Con los espirituales de la sobremesa hemos reído y soñado. Y hemos compartido lo bueno que nos dejó la ceremonia de la entrega de los premios Goya en Sevilla. Porque nos gustó todo, casi todo. Mi querida vecina decía que estuvo entusiasmada por la elegancia de la gala, la sobriedad y porque se reivindicó todo aquello que nos duele cada día. Más mujeres protagonistas y visibilizabas. Más inclusión con las personas con discapacidad que merecen todo el respeto y estima, igual que la reivindicación de los cuerpos diferentes, de los que piensan distinto, de quienes hablan lenguas distintas, de quienes se aman distinto. Decidimos, tras compartir tantas sensaciones, que ha sido la gala de los Goya que más nos ha gustado. Porque, sobre todo, nuestro admirado Carlos Saura recorrió con su arte cada pauta del evento.

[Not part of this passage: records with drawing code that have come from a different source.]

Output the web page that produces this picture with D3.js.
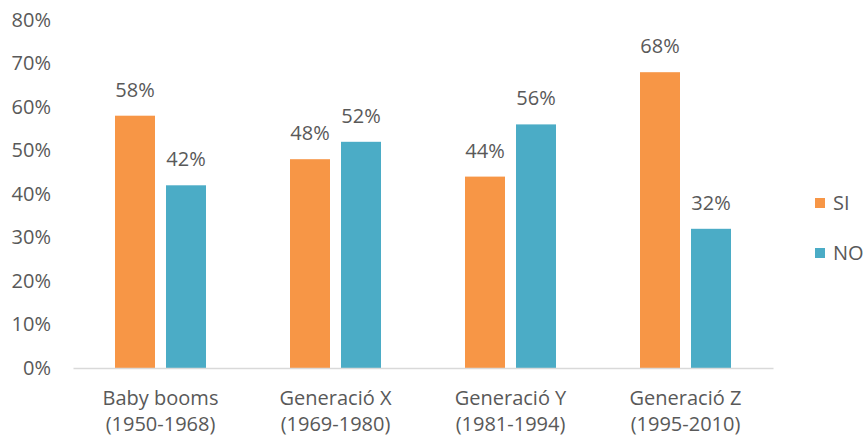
<!DOCTYPE html>
<html>
<head>
<meta charset="utf-8">
<script src="https://cdn.jsdelivr.net/npm/d3@7"></script>
<style>
  html, body { margin: 0; padding: 0; background: #fff; }
  svg text { font-family: "Open Sans", "Segoe UI", sans-serif; fill: #595959; }
</style>
</head>
<body>
<svg id="chart" width="867" height="438"></svg>
<script>
// Generations and their birth-year ranges
const categories = ["Baby booms", "Generació X", "Generació Y", "Generació Z"];
const yearRanges = ["(1950-1968)", "(1969-1980)", "(1981-1994)", "(1995-2010)"];
const seriesNames = ["SI", "NO"];
const siValues = [58, 48, 44, 68];
const noValues = [42, 52, 56, 32];
const yTicks = [0, 10, 20, 30, 40, 50, 60, 70, 80];
const colors = { SI: "#F79646", NO: "#4BACC6" };

const fontSize = "20px";
const svg = d3.select("#chart");
const plot = { left: 73, right: 773, top: 20, bottom: 368 };

const y = d3.scaleLinear().domain([0, 80]).range([plot.bottom, plot.top]);
const x0 = d3.scaleBand().domain(categories).range([plot.left, plot.right]).padding(0);
const groupW = 91;
const x1 = d3.scaleBand().domain(seriesNames)
  .range([(x0.bandwidth() - groupW) / 2, (x0.bandwidth() + groupW) / 2])
  .paddingInner(11 / 51);

const rows = categories.map((c, i) => ({ cat: c, SI: siValues[i], NO: noValues[i] }));

// Y axis labels (no ticks, no line)
const yAxis = d3.axisLeft(y).tickValues(yTicks).tickFormat(d => d + "%").tickSize(0).tickPadding(0);
const gy = svg.append("g").attr("transform", `translate(51,0)`).call(yAxis);
gy.select(".domain").remove();
gy.selectAll("text").style("font-size", fontSize).attr("fill", "#595959").attr("font-family", null);

// Bars
const groups = svg.append("g").selectAll("g").data(rows).join("g")
  .attr("transform", d => `translate(${x0(d.cat)},0)`);

groups.selectAll("rect").data(d => seriesNames.map(k => ({ key: k, value: d[k] }))).join("rect")
  .attr("x", d => x1(d.key))
  .attr("width", x1.bandwidth())
  .attr("y", d => y(d.value))
  .attr("height", d => y(0) - y(d.value))
  .attr("fill", d => colors[d.key]);

groups.selectAll("text.val").data(d => seriesNames.map(k => ({ key: k, value: d[k] }))).join("text")
  .attr("class", "val")
  .attr("x", d => x1(d.key) + x1.bandwidth() / 2)
  .attr("y", d => y(d.value) - 19)
  .attr("text-anchor", "middle")
  .style("font-size", fontSize)
  .text(d => d.value + "%");

// X axis baseline
const xAxis = d3.axisBottom(x0).tickSize(0).tickFormat("");
const gx = svg.append("g").attr("transform", `translate(0,${plot.bottom})`).call(xAxis);
gx.select(".domain").attr("stroke", "#D9D9D9").attr("stroke-width", 1.3);

// Category labels on two lines
const labels = svg.append("g").selectAll("text").data(categories).join("text")
  .attr("x", d => x0(d) + x0.bandwidth() / 2)
  .attr("y", 405)
  .attr("text-anchor", "middle")
  .style("font-size", fontSize);
labels.append("tspan").text(d => d);
labels.append("tspan")
  .attr("x", d => x0(d) + x0.bandwidth() / 2)
  .attr("dy", 26)
  .text((d, i) => yearRanges[i]);

// Legend
const legend = svg.append("g").selectAll("g").data(seriesNames).join("g")
  .attr("transform", (d, i) => `translate(815,${198 + i * 50})`);
legend.append("rect").attr("width", 10).attr("height", 10).attr("fill", d => colors[d]);
legend.append("text").attr("x", 18).attr("y", 5).attr("dy", "0.35em")
  .style("font-size", fontSize).text(d => d);
</script>
</body>
</html>
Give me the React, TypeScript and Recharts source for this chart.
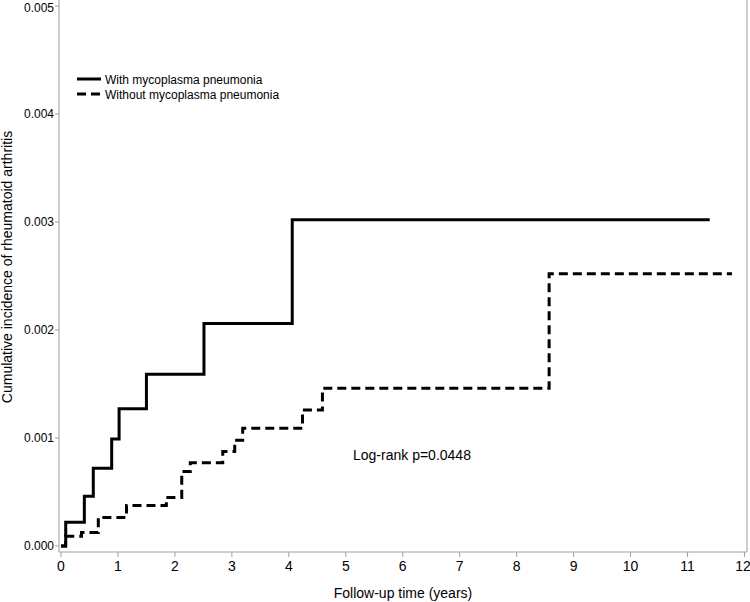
import React from "react";
import { LineChart, Line, XAxis, YAxis, ReferenceLine } from "recharts";

// follow-up time (years) and cumulative incidence
const withTimes = [0, 0.083, 0.41, 0.567, 0.89, 1.02, 1.5, 2.51, 4.06, 11.39];
const withValues = [0, 0.00022, 0.00046, 0.00072, 0.00099, 0.00127, 0.00159, 0.00206, 0.00302, 0.00302];

const withoutTimes = [0, 0.08, 0.36, 0.655, 1.15, 1.85, 2.12, 2.27, 2.84, 3.05, 3.19, 4.24, 4.59, 8.57, 11.78];
const withoutValues = [
  0, 0.00009, 0.000125, 0.000265, 0.000375, 0.00045, 0.00069, 0.00077, 0.000875, 0.00098, 0.00109, 0.00126,
  0.00146, 0.00252, 0.00252,
];

const xTicks = [0, 1, 2, 3, 4, 5, 6, 7, 8, 9, 10, 11, 12];
const yTicks = [0, 0.001, 0.002, 0.003, 0.004, 0.005];

const seriesNames = ["With mycoplasma pneumonia", "Without mycoplasma pneumonia"];
const pValueText = "Log-rank p=0.0448";

const withData = withTimes.map((t, i) => ({ t, v: withValues[i] }));
const withoutData = withoutTimes.map((t, i) => ({ t, v: withoutValues[i] }));

const FONT = "'Liberation Sans', Arial, Helvetica, sans-serif";
const AXIS = "#a0a0a0";
const X_MAX = 12.044;

const App = () => {
  return (
    <div style={{ position: "absolute", left: 0, top: 0, width: 750, height: 602, fontFamily: FONT }}>
      <LineChart width={750} height={602} margin={{ top: 0, right: 3, bottom: 0, left: 0 }}>
        <XAxis
          dataKey="t"
          type="number"
          domain={[-0.035, X_MAX]}
          ticks={xTicks}
          allowDataOverflow
          height={50}
          stroke={AXIS}
          tickSize={5}
          tickMargin={4}
          tick={{ fill: "#000", fontSize: 14, fontFamily: FONT }}
          label={{
            value: "Follow-up time (years)",
            position: "insideBottom",
            offset: 4,
            fill: "#000",
            fontSize: 14,
            fontFamily: FONT,
          }}
        />
        <YAxis
          type="number"
          domain={[-0.0000556, 0.0050556]}
          ticks={yTicks}
          allowDataOverflow
          width={59}
          stroke={AXIS}
          tickSize={4}
          tickMargin={1}
          tickFormatter={(v: number) => v.toFixed(3)}
          tick={{ fill: "#000", fontSize: 12, fontFamily: FONT }}
        />
        <ReferenceLine x={X_MAX} stroke={AXIS} ifOverflow="extendDomain" />
        <Line
          data={withData}
          dataKey="v"
          type="stepAfter"
          stroke="#000"
          strokeWidth={3}
          dot={false}
          activeDot={false}
          isAnimationActive={false}
        />
        <Line
          data={withoutData}
          dataKey="v"
          type="stepAfter"
          stroke="#000"
          strokeWidth={3}
          strokeDasharray="9 5"
          dot={false}
          activeDot={false}
          isAnimationActive={false}
        />
      </LineChart>
      <svg
        width={750}
        height={602}
        style={{ position: "absolute", left: 0, top: 0, pointerEvents: "none" }}
        fontFamily={FONT}
      >
        <text transform="translate(12,267) rotate(-90)" textAnchor="middle" fontSize={14} fill="#000">
          Cumulative incidence of rheumatoid arthritis
        </text>
        <line x1={77} y1={79} x2={101} y2={79} stroke="#000" strokeWidth={3} />
        <text x={105} y={83.5} fontSize={12} fill="#000">
          {seriesNames[0]}
        </text>
        <line x1={77} y1={94} x2={101} y2={94} stroke="#000" strokeWidth={3} strokeDasharray="9 5" />
        <text x={105} y={98.5} fontSize={12} fill="#000">
          {seriesNames[1]}
        </text>
        <text x={353} y={460} fontSize={14} fill="#000">
          {pValueText}
        </text>
      </svg>
    </div>
  );
};

export default App;
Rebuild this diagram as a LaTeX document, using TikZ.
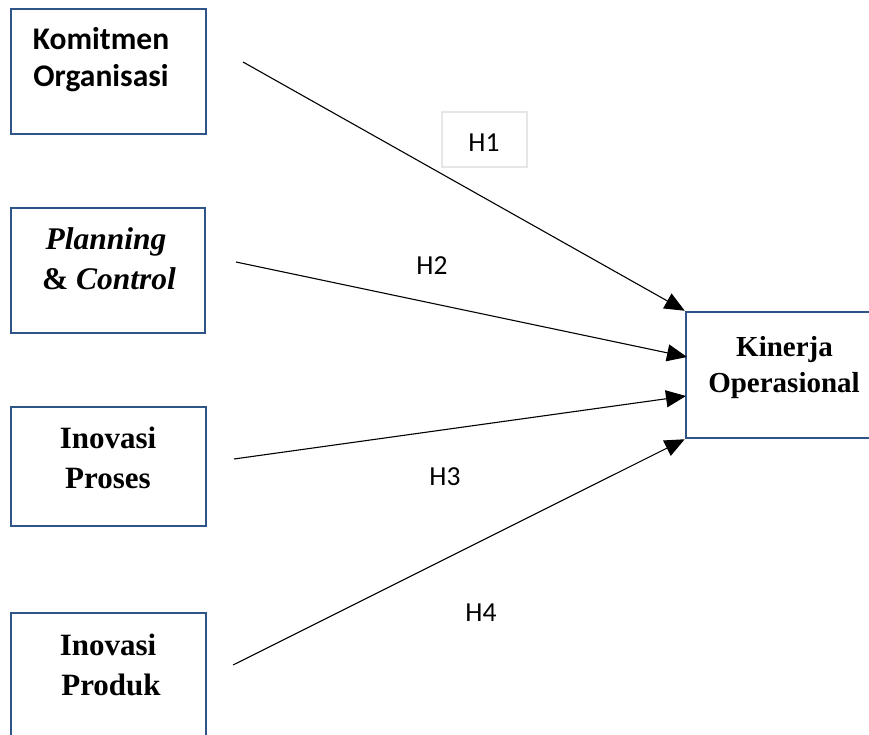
\documentclass[tikz,border=0pt]{standalone}
\usepackage{fontspec}
\setmainfont{Liberation Serif}
\newfontfamily\calibri{Carlito}
\usetikzlibrary{arrows.meta}
\definecolor{boxblue}{RGB}{46,84,136}
\definecolor{lblgray}{RGB}{230,230,230}
\tikzset{
  vbox/.style={draw=boxblue, line width=2.5pt, inner sep=0pt, rectangle},
  ttlsans/.style={anchor=base, inner sep=0pt, font=\calibri\bfseries\fontsize{31.5}{38}\selectfont},
  ttlserif/.style={anchor=base, inner sep=0pt, font=\bfseries\fontsize{31}{38}\selectfont},
  ttlsmall/.style={anchor=base, inner sep=0pt, font=\bfseries\fontsize{29}{35}\selectfont},
  hlbl/.style={inner sep=0pt, font=\calibri\fontsize{27.5}{32}\selectfont},
  lblbox/.style={draw=lblgray, line width=1.5pt, minimum width=85pt, minimum height=55pt, inner sep=0pt},
  conn/.style={-{Triangle[length=20pt,width=17pt]}, line width=1.1pt, black}
}
\begin{document}
\begin{tikzpicture}[x=1pt,y=-1pt]
\useasboundingbox (0,0) rectangle (869,735);
\clip (0,0) rectangle (869,735);
% boxes
\node[vbox, minimum width=195pt, minimum height=125pt] (ko) at (108.5,71.5) {};
\node[vbox, minimum width=194pt, minimum height=125pt] (pc) at (108,270.5) {};
\node[vbox, minimum width=195pt, minimum height=119pt] (ip) at (108.5,466.5) {};
\node[vbox, minimum width=195pt, minimum height=147pt] (id) at (108.5,686.5) {};
\node[vbox, minimum width=214pt, minimum height=126pt] (kn) at (793,375) {};
% texts
\node[ttlsans] (ko1) at (101,50) {Komitmen};
\node[ttlsans] (ko2) at (101,87) {Organisasi};
\node[ttlserif, font=\bfseries\itshape\fontsize{31.5}{38}\selectfont] (pc1) at (106,250) {Planning};
\node[ttlserif, font=\bfseries\fontsize{31.5}{38}\selectfont] (pc2) at (109,289) {\& \textit{Control}};
\node[ttlserif] (ip1) at (108,448) {Inovasi};
\node[ttlserif] (ip2) at (108,488) {Proses};
\node[ttlserif] (id1) at (108,655) {Inovasi};
\node[ttlserif] (id2) at (111,695) {Produk};
\node[ttlsmall] (kn1) at (784.5,356) {Kinerja};
\node[ttlsmall] (kn2) at (784,392) {Operasional};
% connector starts
\coordinate (s1) at (243,62);
\coordinate (s2) at (236,262);
\coordinate (s3) at (234,459);
\coordinate (s4) at (233,665);
\coordinate (e2) at (687,357);
\coordinate (e3) at (686,396);
% connectors
\draw[conn] (s1) -- (kn.north west);
\draw[conn] (s2) -- (e2);
\draw[conn] (s3) -- (e3);
\draw[conn] (s4) -- (kn.south west);
% labels
\node[lblbox] (h1box) at (484.5,139.5) {};
\node[hlbl] (h1) at (484,143) {H1};
\node[hlbl] (h2) at (432,266) {H2};
\node[hlbl] (h3) at (445,477) {H3};
\node[hlbl] (h4) at (481,613) {H4};
\end{tikzpicture}
\end{document}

Acabamos la sobremesa con mi ordenador, escuchando a todo volumen Porque te vas, aquella canción de Jeanette creada para la magistral película Cría Cuervos, de Saura. Emocionadas, nos pusimos a bailar, como aquellas niñas, como aquella escena con una increíble Ana Torrent, reviviendo a la maga Geraldine Chaplin. Mi vecina, y yo misma, volvimos a ver el maravilloso tarareo de esta canción por la genial Juliette Binoche. La tarde se nos fue cómo se van otras tardes, otros ratos y otros días, con esas sonrisas y esas miradas que quedan solas. Seguimos labrando caminos que no conocemos, ni sabemos cuáles serán sus cosechas y su destino. Pero no dejamos de sembrar semillas, nunca. Las semillas de la diferencia de los seres que sobreviven con toda la dignidad.